The court also cited the U.S. Supreme Court's decision in Branzburg v. Hayes, which states:

Freedom of the press is a fundamental personal right which is not confined to newspapers and periodicals. . . . Almost any author may quite accurately assert that he is contributing to the flow of information to the public, that he relies on confidential sources of information, and that these sources will be silenced if he is forced to make disclosures.

Ultimately, the court found that Implode was "a legitimate publisher of information and a member of the press" and that "the fact that Implode operates a website makes it no less a member of the press".

The court then rejected Mortgage Specialists' argument that Downing v. Monitor Publishing Co., Inc. was controlling. The court distinguished Downing because Mortgage Specialists brought no libel claim against Implode.

The court noted that reporters can be compelled to reveal their sources because New Hampshire's newsgathering privilege is a qualified one. The court then vacated the trial court's decision and remanded the case in order to determine whether Mortgage Specialists' interests outweighed disrupting the free flow of information.

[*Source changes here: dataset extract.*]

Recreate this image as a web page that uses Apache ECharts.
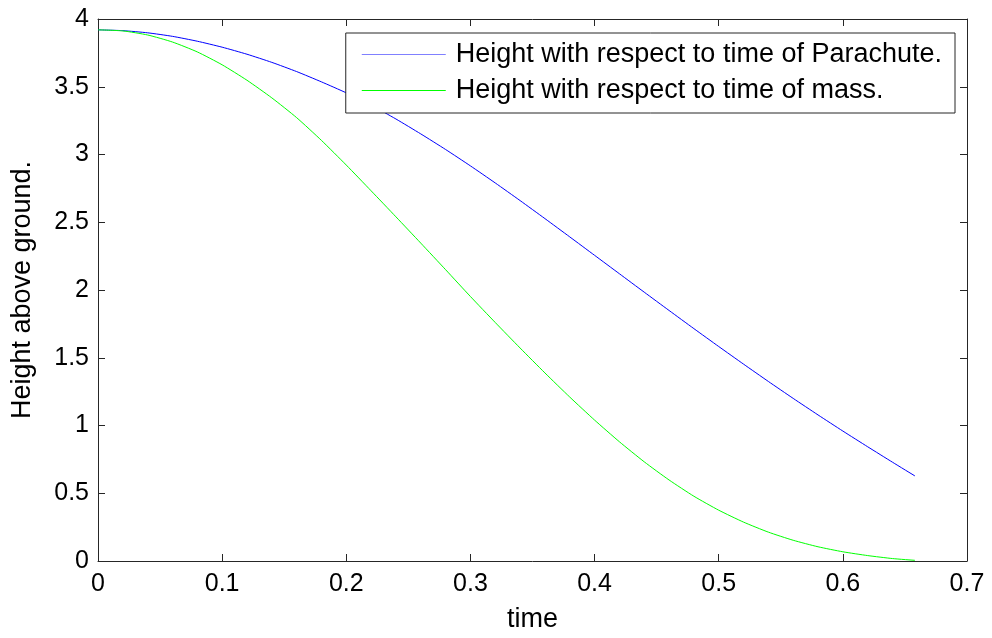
<!DOCTYPE html>
<html>
<head>
<meta charset="utf-8">
<script src="https://cdn.jsdelivr.net/npm/echarts@6/dist/echarts.min.js"></script>
<style>
html,body{margin:0;padding:0;background:#fff;}
#c{width:992px;height:638px;}
</style>
</head>
<body>
<div id="c"></div>
<script>
var time = [0, 0.02, 0.04, 0.06, 0.08, 0.10, 0.12, 0.14, 0.16, 0.18, 0.20, 0.22, 0.24, 0.26, 0.28, 0.30, 0.32, 0.34, 0.36, 0.38, 0.40, 0.42, 0.44, 0.46, 0.48, 0.50, 0.52, 0.54, 0.56, 0.58, 0.60, 0.62, 0.64, 0.658];
var parachuteHeight = [3.92, 3.914, 3.898, 3.872, 3.836, 3.792, 3.740, 3.680, 3.612, 3.536, 3.455, 3.364, 3.262, 3.152, 3.037, 2.916, 2.790, 2.660, 2.527, 2.392, 2.256, 2.120, 1.984, 1.849, 1.715, 1.583, 1.453, 1.325, 1.200, 1.078, 0.959, 0.843, 0.729, 0.628];
var massHeight = [3.92, 3.912, 3.882, 3.830, 3.757, 3.662, 3.548, 3.418, 3.272, 3.104, 2.922, 2.732, 2.540, 2.346, 2.150, 1.952, 1.760, 1.572, 1.388, 1.210, 1.040, 0.880, 0.732, 0.598, 0.478, 0.375, 0.287, 0.213, 0.153, 0.105, 0.068, 0.040, 0.018, 0.005];
var seriesNames = ['Height with respect to time of Parachute.', 'Height with respect to time of mass.'];
var xTitle = 'time';
var yTitle = 'Height above ground.';

function pairs(xs, ys) { return xs.map(function (x, i) { return [x, ys[i]]; }); }

var font = 'Liberation Sans, Arial, sans-serif';
var axisColor = '#262626';
var chart = echarts.init(document.getElementById('c'), null, {renderer: 'canvas'});
var baseX = {
  type: 'value', min: 0, max: 0.7, interval: 0.1,
  axisLine: {show: true, onZero: false, lineStyle: {color: axisColor, width: 1}},
  axisTick: {show: true, inside: true, length: 7, lineStyle: {color: axisColor}},
  splitLine: {show: false}
};
var baseY = {
  type: 'value', min: 0, max: 4, interval: 0.5,
  axisLine: {show: true, onZero: false, lineStyle: {color: axisColor, width: 1}},
  axisTick: {show: true, inside: true, length: 7, lineStyle: {color: axisColor}},
  splitLine: {show: false}
};
chart.setOption({
  animation: false,
  backgroundColor: '#fff',
  grid: {left: 98, right: 25, top: 19, bottom: 76, containLabel: false},
  xAxis: [
    Object.assign({}, baseX, {
      position: 'bottom', name: xTitle, nameLocation: 'middle', nameGap: 45,
      nameTextStyle: {fontFamily: font, fontSize: 27, color: '#000'},
      axisLabel: {fontFamily: font, fontSize: 25, color: '#000', margin: 11,
        formatter: function (v) { return String(+v.toFixed(1)); }}
    }),
    Object.assign({}, baseX, {position: 'top', axisLabel: {show: false}})
  ],
  yAxis: [
    Object.assign({}, baseY, {
      position: 'left', name: yTitle, nameLocation: 'middle', nameGap: 62, nameRotate: 90,
      nameTextStyle: {fontFamily: font, fontSize: 27, color: '#000'},
      axisLabel: {fontFamily: font, fontSize: 25, color: '#000', margin: 9,
        formatter: function (v) { return String(+v.toFixed(1)); }}
    }),
    Object.assign({}, baseY, {position: 'right', axisLabel: {show: false}})
  ],
  legend: {
    orient: 'vertical', right: 37, top: 33,
    backgroundColor: '#fff', borderColor: axisColor, borderWidth: 1,
    padding: [8, 13, 9, 16], itemGap: 9, itemWidth: 84, itemHeight: 27,
    textStyle: {fontFamily: font, fontSize: 27, color: '#000', padding: [0, 0, 0, 5]},
    data: [
      {name: seriesNames[0], icon: 'path://M0,0 L84,0 L84,1 L0,1 Z', itemStyle: {color: '#8080ff'}},
      {name: seriesNames[1], icon: 'path://M0,0 L84,0 L84,1 L0,1 Z', itemStyle: {color: '#00ff00'}}
    ]
  },
  series: [
    {name: seriesNames[0], type: 'line', xAxisIndex: 0, yAxisIndex: 0, showSymbol: false, smooth: 0.2,
      data: pairs(time, parachuteHeight), lineStyle: {color: '#0000ff', width: 1}, itemStyle: {color: '#0000ff'}},
    {name: seriesNames[1], type: 'line', xAxisIndex: 0, yAxisIndex: 0, showSymbol: false, smooth: 0.2,
      data: pairs(time, massHeight), lineStyle: {color: '#00ff00', width: 1}, itemStyle: {color: '#00ff00'}}
  ]
});
</script>
</body>
</html>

=== Defamation and anonymous speech ===
Apart from the source of the confidential loan documents, Mortgage Specialists also sought the identity of Brianbattersby, whose posting were allegedly defamatory. The trial court had originally required that Implode comply with Mortgage Specialists' request. The Supreme Court adopted the Dendrite test, holding that "the qualified privilege to speak anonymously requires the trial court to 'balanc[e] ... the equities and rights at issue,' thus ensuring that a plaintiff alleging defamation has a valid reason for piercing the speaker's anonymity." The court then vacated the trial court's decision and remanded the case on this issue.

=== Enjoining publication and prior restraint ===
The final component of the case examined whether Implode could be restricted from further publishing the loan documents and Brianbattersby's comments. Mortgage Specialists contended that the publication of the loan chart was a breach of privacy and that Brianbattersby's comments were unlawful and defamatory. The court considered a long history of prior restraint, which requires that publications "threaten an interest more fundamental than the First Amendment itself". The court relied on Nebraska Press Association v. Stuart, an earlier ruling by the U.S. Supreme Court that required parties seeking prior restraint to show "that publication will result in damage to a near sacred right" and that "no less extreme measures are available." The court denied Mortgage Specialists' request for prior restraint, stating:

While it may be true that Mortgage Specialists' loan information is "confidential," such information is certainly not more sensitive than the documents at issue in the Pentagon Papers case . . . Accordingly, we conclude that Mortgage Specialists' interests in protecting its privacy and reputation do not justify the extraordinary remedy of prior restraint.

==Reaction==
The Nashua Telegraph published an editorial about the case before the court's decision was announced, arguing that the ruling would be applied to traditional media outlets as well as websites. Thus, it suggested, a loss for Implode could "have a dangerous chilling effect on both mainstream and independent journalism in the state." Sam Bayard, blogging at the Citizen Media Law Project, praised the New Hampshire Supreme Court's opinion for correcting "errors" by the trial court, particularly the holding on the reporter's privilege.